Feixes de partículas subatômicas irão colidir no LCH a uma velocidade 99,9% próxima da velocidade da luz. Por enquanto, o colisor só está fazendo as partículas circularem. Se bem entendi, os choques e a recriação das condições do Big Bang deverão ocorrer ao longo dos próximos dois meses. Os choques, sim; mas a reprodução in vitro (ou melhor, in antro) do Big Bang é tida como tecnicamente impossível por inúmeros físicos, entre os quais o brasileiro Mario Novello, do Instituto de Cosmologia, Relatividade e Astrofísica (Icra). No começo do universo, "as quantidades físicas seriam infinitas, um valor que jamais poderemos atingir", explicou Novello num artigo para o Aliás, publicado no dia 20 de julho deste ano.

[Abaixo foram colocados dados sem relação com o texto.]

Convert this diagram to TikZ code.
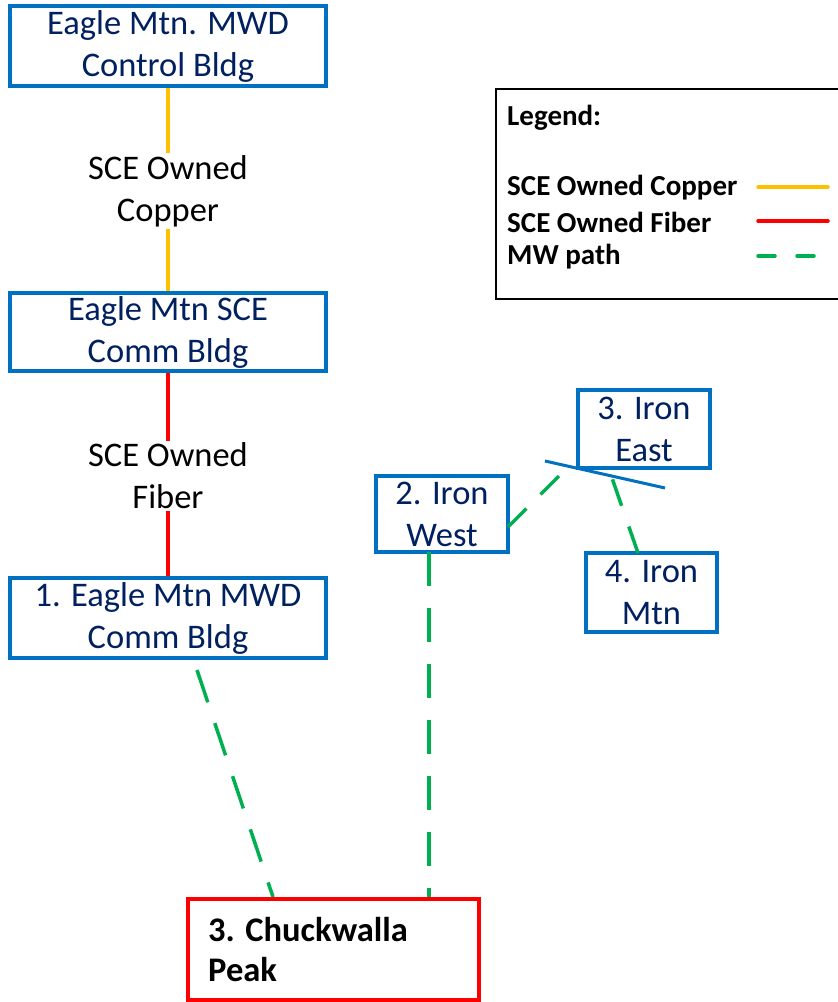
\documentclass[tikz,border=0pt]{standalone}
\usepackage{fontspec}
\setmainfont{Carlito}
\begin{document}
\begin{tikzpicture}[x=1pt,y=-1pt,
  bluebox/.style={draw=boxblue,line width=3.5pt,fill=white,text=navy,align=center,
    font=\fontsize{34.5}{42}\selectfont,inner sep=0pt},
  lbl/.style={align=center,font=\fontsize{34.5}{42}\selectfont,text=black,fill=white,inner sep=2pt},
  legtext/.style={anchor=west,font=\bfseries\fontsize{29}{32}\selectfont,text=black,inner sep=0pt},
  mw/.style={draw=mwgreen,line width=3.5pt,dash pattern=on 34pt off 22pt},
  copper/.style={draw=copperc,line width=3.5pt},
  fiber/.style={draw=fiberc,line width=3.5pt}]
\definecolor{boxblue}{HTML}{0070C0}
\definecolor{navy}{HTML}{002060}
\definecolor{mwgreen}{HTML}{00B050}
\definecolor{copperc}{HTML}{FFC000}
\definecolor{fiberc}{HTML}{FF0000}
\useasboundingbox (0,0) rectangle (838,1002);
% boxes
\node[bluebox,minimum width=316pt,minimum height=80pt] (ctrl) at (168,46) {Eagle Mtn. MWD\\Control Bldg};
\node[bluebox,minimum width=316pt,minimum height=78pt] (sce) at (168,332) {Eagle Mtn SCE\\Comm Bldg};
\node[bluebox,minimum width=316pt,minimum height=80pt] (mwd) at (168,618) {1. Eagle Mtn MWD\\Comm Bldg};
\node[bluebox,minimum width=132pt,minimum height=78pt] (ieast) at (644,429) {3. Iron\\East};
\node[bluebox,minimum width=132pt,minimum height=76pt] (iwest) at (442,514) {2. Iron\\West};
\node[bluebox,minimum width=131pt,minimum height=79pt] (imtn) at (651.5,592.5) {4. Iron\\Mtn};
\node[draw=fiberc,line width=3.5pt,minimum width=291pt,minimum height=101pt,anchor=north west,inner sep=0pt] (chuck) at (186,897) {};
\node[anchor=north west,align=left,font=\bfseries\fontsize{34.5}{40}\selectfont,inner sep=0pt] (chucktext) at (208,917) {3. Chuckwalla\\Peak};
% copper and fiber
\draw[copper] (ctrl.south) -- (sce.north);
\node[lbl] (coplbl) at (168,191) {SCE Owned\\Copper};
\draw[fiber] (sce.south) -- (mwd.north);
\node[lbl] (fiblbl) at (168,476) {SCE Owned\\Fiber};
% antenna bar
\coordinate (barA) at (545,461);
\coordinate (barB) at (665,488);
\draw[draw=boxblue,line width=3pt] (barA) -- (barB);
\coordinate (bw) at (567,468);
\coordinate (bm) at (612,478);
% MW paths
\coordinate (w1) at (508,527);
\draw[mw,dash pattern=on 26pt off 20pt] (w1) -- (bw);
\coordinate (m1) at (638,553);
\draw[mw,dash pattern=on 28pt off 22pt] (m1) -- (bm);
\coordinate (mwdb) at (197,670);
\coordinate (ch1) at (273,897);
\draw[mw] (mwdb) -- (ch1);
\coordinate (iwb) at (429,552);
\coordinate (ch2) at (429,897);
\draw[mw] (iwb) -- (ch2);
% legend
\node[draw=black,line width=2pt,minimum width=350pt,minimum height=210pt,anchor=north west,inner sep=0pt] (legend) at (495,88) {};
\node[legtext] (lg0) at (507,118) {Legend:};
\node[legtext] (lg1) at (507,188) {SCE Owned Copper};
\node[legtext] (lg2) at (507,222) {SCE Owned Fiber};
\node[legtext] (lg3) at (507,257) {MW path};
\coordinate (l1a) at (758,187); \coordinate (l1b) at (828,187);
\coordinate (l2a) at (758,221); \coordinate (l2b) at (828,221);
\coordinate (l3a) at (758,256); \coordinate (l3b) at (828,256);
\draw[copper,line cap=round] (l1a) -- (l1b);
\draw[fiber,line cap=round] (l2a) -- (l2b);
\draw[draw=mwgreen,line width=3.5pt,line cap=round,dash pattern=on 17pt off 22pt] (l3a) -- (l3b);
\end{tikzpicture}
\end{document}
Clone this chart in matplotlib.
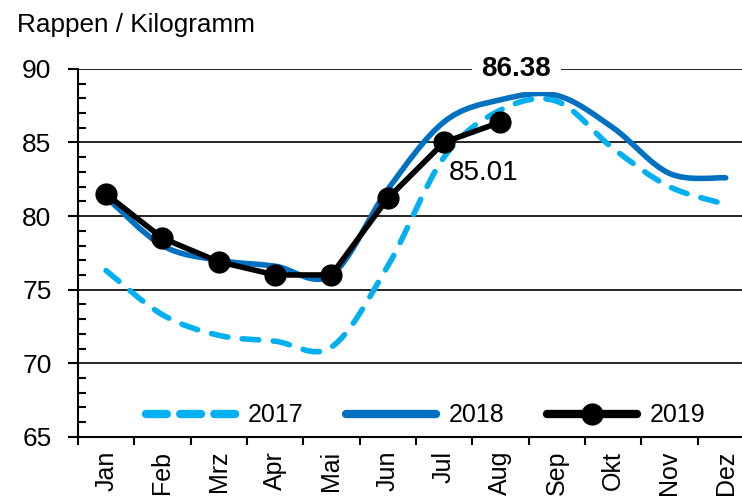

O físico Stephen Hawking vai mais longe: ele simplesmente não acredita que o bóson de Higgs exista, e até já apostou US$ 100 em sua tese. Ou Hawking é sovina ou não tem tanta certeza do que diz. Ele e Higgs são rivais e a briga entre os dois é de cachorro grande. O osso em disputa é o Nobel de Física. Se Higgs conseguir provar, no LCH, que a sua partícula existe, o Nobel serão favas contadas. Se o LCH for um sucesso completo, o rap composto pela jornalista científica (e ex-assessora de imprensa do Cern) Kate McAlpine, Large Hadron Rap, aumentará ainda mais sua freqüência nos iPods, no iTunes e no YouTube.

Se o colisor trair as expectativas dos seus criadores, produzindo um bang big o bastante para destruir o planeta do jeito que T.S. Eliot previu, aí, bem, aí só nos restará cantar We?ll Meet Again, como no final do Dr. Fantástico. Mas talvez nem dê tempo para isso.